On the following page, however, Dr. Folta tells us that

The ancient Romans originally cultivated it in gardens, …

Unfortunately he gives no reference for this.

UPDATE:  Nearly all the references to the classical history of the strawberry, including those of Dr. Folta, clearly go back — the wording is so similar — to U.P.Hedrick, Sturtevant’s notes on edible plants (1919).  This may be found here.  Another link reveals this.

I should note that the various manuals of cultivation also state that the modern strawberry is derived, not from these small fruits, but from a hybrid of two American varieties of considerably larger size.  The Romans had no access to what we today would call a strawberry.


15 thoughts on “Did the Romans eat strawberries?

  1. By the way, if you ever want a reason to cross your legs and keep them crossed, look up the ancient world’s treatments for kidney stones.

  2. “the mole had been working very hard all the morning, spring cleaning his little home…he suddenly flung down his brush on the floor, said ‘bother!’and ‘O blow’ and also ‘Hang spring-cleaning!’ and bolted out of the house without even waiting to put on his coat…
    your yearning for outdoor activity brought to mind the call of spring that mole from wind in the willows could not resist. it changed his life…

  3. Yes, that’s exactly the feeling!

    But so much about the “Wind in the Willows” is superb, isn’t it? Mind you I always thought the story lost its way with Toad being put on trial etc.

  4. Yes It does have that “call of the season” that is expressed so well in wind in the willows. Even though it’s off season here, there’s still the lure
    of summer and strawberries….thanks for the inspiration.

  5. “The Romans had no access to what we today would call a strawberry.”

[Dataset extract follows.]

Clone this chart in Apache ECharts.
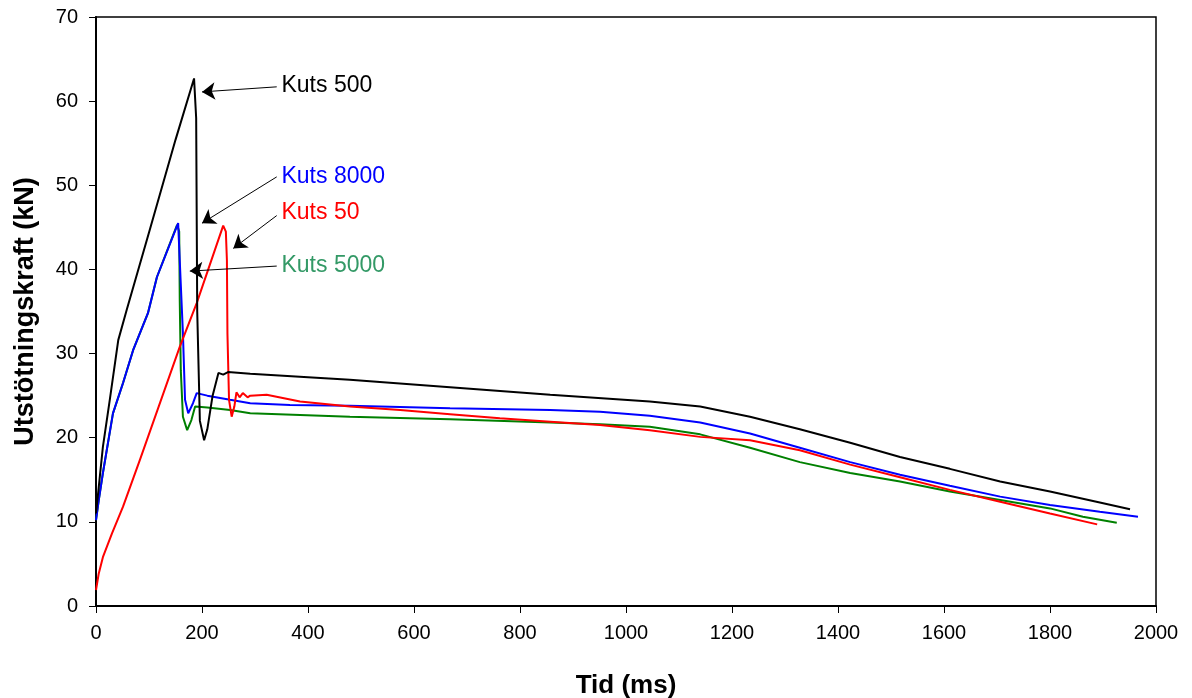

    Those of us who live in Northern Michigan call what grows wild in our pastures and meadows “wild strawberries.” The taste, I must say, is superior to the domesticated variety in a good year, inasmuch as the latter is bred for size and color, rather than flavor.

  6. But it hasn’t been a good year, per se. Lots of wild strawberries, but too much rain to have much taste.